Exercise instructions:
Filter out everything except lines holding "code".
──────
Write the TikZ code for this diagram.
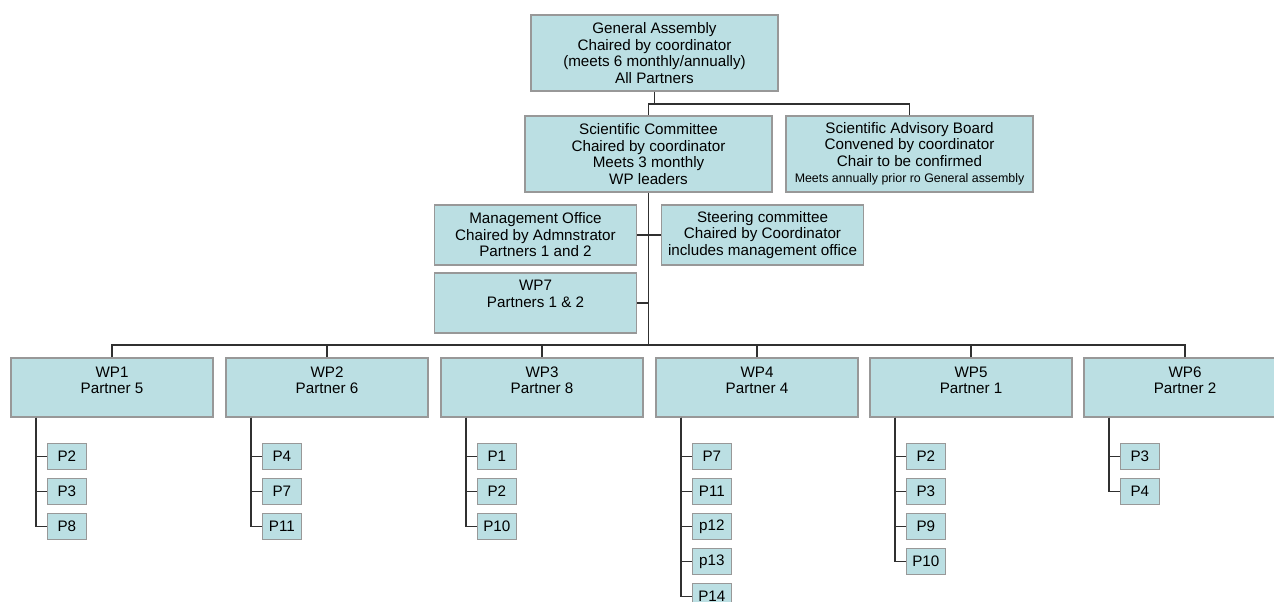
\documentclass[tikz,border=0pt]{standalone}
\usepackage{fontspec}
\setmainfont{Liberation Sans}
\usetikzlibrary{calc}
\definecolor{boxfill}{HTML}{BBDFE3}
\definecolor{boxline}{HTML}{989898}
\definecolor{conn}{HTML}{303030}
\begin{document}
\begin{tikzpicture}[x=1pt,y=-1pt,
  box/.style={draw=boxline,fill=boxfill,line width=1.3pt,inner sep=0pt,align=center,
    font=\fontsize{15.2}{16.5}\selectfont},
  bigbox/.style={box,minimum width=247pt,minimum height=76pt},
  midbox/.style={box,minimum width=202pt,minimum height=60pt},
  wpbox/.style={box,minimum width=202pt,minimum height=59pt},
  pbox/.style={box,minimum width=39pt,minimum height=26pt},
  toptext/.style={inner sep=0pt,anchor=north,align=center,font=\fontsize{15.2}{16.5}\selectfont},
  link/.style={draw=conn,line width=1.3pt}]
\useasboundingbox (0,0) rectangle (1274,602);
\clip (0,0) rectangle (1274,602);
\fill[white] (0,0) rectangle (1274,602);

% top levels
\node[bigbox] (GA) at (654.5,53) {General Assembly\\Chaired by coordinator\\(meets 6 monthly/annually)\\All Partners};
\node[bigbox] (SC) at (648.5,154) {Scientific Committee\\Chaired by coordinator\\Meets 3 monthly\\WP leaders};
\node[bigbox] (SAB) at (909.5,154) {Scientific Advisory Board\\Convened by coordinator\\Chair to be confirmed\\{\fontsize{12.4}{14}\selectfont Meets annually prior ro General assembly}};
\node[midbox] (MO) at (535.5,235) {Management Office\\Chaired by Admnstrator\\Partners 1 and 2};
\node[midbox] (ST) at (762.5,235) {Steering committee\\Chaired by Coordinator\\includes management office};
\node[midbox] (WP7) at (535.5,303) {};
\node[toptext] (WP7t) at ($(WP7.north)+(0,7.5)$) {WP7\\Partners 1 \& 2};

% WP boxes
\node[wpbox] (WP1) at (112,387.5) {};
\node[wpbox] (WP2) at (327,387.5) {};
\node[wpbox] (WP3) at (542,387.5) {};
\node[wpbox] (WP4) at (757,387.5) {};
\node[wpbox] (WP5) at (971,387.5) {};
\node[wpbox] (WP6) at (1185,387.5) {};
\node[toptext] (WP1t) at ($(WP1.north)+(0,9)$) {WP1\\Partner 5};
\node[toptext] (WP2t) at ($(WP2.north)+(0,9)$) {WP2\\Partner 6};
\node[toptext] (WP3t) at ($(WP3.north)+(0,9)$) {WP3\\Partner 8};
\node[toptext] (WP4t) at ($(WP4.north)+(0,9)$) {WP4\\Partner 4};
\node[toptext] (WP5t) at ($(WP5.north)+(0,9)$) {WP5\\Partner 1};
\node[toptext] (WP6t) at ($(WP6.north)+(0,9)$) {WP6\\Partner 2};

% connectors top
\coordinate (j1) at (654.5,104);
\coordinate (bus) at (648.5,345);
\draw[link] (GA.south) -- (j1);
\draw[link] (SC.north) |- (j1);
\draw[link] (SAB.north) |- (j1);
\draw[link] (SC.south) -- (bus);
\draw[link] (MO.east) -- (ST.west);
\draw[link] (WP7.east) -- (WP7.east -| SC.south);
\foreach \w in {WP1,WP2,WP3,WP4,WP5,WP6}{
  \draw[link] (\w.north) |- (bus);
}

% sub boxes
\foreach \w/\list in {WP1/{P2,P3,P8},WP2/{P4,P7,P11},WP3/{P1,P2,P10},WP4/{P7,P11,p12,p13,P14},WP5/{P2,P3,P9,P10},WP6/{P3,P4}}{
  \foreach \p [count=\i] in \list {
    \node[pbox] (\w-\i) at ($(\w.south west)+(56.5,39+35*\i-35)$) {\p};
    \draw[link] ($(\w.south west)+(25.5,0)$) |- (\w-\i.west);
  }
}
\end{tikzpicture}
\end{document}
──────
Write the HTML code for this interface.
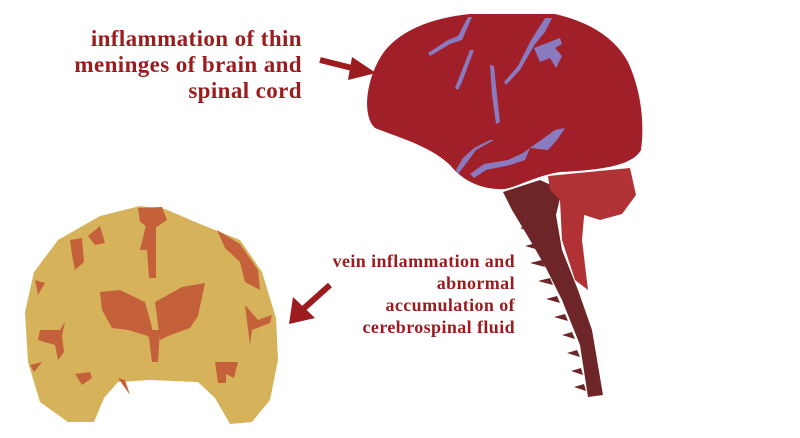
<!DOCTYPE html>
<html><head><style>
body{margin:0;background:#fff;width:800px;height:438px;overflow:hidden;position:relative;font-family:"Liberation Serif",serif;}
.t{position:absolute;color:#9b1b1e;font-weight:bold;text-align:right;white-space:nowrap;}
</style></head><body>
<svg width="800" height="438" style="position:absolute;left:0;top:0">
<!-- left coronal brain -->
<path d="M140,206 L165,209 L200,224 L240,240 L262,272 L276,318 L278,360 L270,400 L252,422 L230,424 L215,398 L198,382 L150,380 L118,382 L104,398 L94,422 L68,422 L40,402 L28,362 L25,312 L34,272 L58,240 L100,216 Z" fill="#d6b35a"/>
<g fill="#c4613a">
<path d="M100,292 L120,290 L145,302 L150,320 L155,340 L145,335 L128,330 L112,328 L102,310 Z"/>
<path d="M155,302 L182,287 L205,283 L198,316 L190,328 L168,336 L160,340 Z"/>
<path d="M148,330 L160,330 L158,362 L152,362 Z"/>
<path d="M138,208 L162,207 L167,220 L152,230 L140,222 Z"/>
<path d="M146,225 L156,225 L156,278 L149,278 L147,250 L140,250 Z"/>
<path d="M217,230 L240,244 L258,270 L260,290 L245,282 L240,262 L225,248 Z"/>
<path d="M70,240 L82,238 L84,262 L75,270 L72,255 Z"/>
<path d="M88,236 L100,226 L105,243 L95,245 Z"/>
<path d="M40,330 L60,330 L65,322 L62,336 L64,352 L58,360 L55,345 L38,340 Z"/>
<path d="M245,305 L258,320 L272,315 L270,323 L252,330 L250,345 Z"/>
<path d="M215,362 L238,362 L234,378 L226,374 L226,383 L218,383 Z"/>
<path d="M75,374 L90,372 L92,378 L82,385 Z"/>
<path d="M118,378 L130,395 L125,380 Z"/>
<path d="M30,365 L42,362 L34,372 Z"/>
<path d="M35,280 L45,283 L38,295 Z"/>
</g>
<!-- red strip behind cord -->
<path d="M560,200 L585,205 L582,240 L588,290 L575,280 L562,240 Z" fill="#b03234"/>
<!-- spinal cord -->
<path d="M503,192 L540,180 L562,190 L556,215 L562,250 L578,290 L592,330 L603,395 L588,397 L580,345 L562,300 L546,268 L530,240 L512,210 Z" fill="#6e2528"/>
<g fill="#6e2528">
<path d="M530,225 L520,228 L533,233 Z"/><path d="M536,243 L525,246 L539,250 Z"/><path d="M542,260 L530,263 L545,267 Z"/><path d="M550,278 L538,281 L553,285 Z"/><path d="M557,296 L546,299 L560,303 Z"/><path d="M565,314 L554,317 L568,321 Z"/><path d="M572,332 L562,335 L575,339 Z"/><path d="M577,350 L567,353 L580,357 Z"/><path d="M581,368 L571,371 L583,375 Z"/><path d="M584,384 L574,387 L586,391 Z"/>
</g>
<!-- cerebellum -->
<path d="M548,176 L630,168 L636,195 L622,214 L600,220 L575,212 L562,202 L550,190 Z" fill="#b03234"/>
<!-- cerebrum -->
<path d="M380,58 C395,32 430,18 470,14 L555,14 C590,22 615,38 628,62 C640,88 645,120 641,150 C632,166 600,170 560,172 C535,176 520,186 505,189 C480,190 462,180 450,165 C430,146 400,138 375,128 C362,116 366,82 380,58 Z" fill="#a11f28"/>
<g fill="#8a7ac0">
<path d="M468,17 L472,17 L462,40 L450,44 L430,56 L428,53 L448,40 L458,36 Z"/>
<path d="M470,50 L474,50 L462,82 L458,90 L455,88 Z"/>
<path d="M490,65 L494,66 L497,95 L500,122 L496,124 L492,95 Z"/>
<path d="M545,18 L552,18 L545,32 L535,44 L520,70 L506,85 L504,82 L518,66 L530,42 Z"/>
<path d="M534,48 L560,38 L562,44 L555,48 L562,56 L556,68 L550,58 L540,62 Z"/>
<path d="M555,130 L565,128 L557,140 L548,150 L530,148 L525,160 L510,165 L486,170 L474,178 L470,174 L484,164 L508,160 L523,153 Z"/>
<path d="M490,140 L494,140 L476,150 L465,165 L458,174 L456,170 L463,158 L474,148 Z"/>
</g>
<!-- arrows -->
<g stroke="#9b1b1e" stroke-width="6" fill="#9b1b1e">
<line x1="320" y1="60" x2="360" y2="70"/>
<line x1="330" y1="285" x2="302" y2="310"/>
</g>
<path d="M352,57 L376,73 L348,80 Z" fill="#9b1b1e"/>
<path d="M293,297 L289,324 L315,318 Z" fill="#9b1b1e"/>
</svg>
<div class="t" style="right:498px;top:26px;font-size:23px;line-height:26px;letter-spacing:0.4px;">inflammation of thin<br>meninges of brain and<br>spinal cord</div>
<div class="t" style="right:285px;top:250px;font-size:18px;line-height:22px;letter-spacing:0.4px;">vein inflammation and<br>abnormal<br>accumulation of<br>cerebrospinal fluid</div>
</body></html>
──────
Solution to this exercise:
Write the TikZ code for this diagram.
Write the HTML code for this interface.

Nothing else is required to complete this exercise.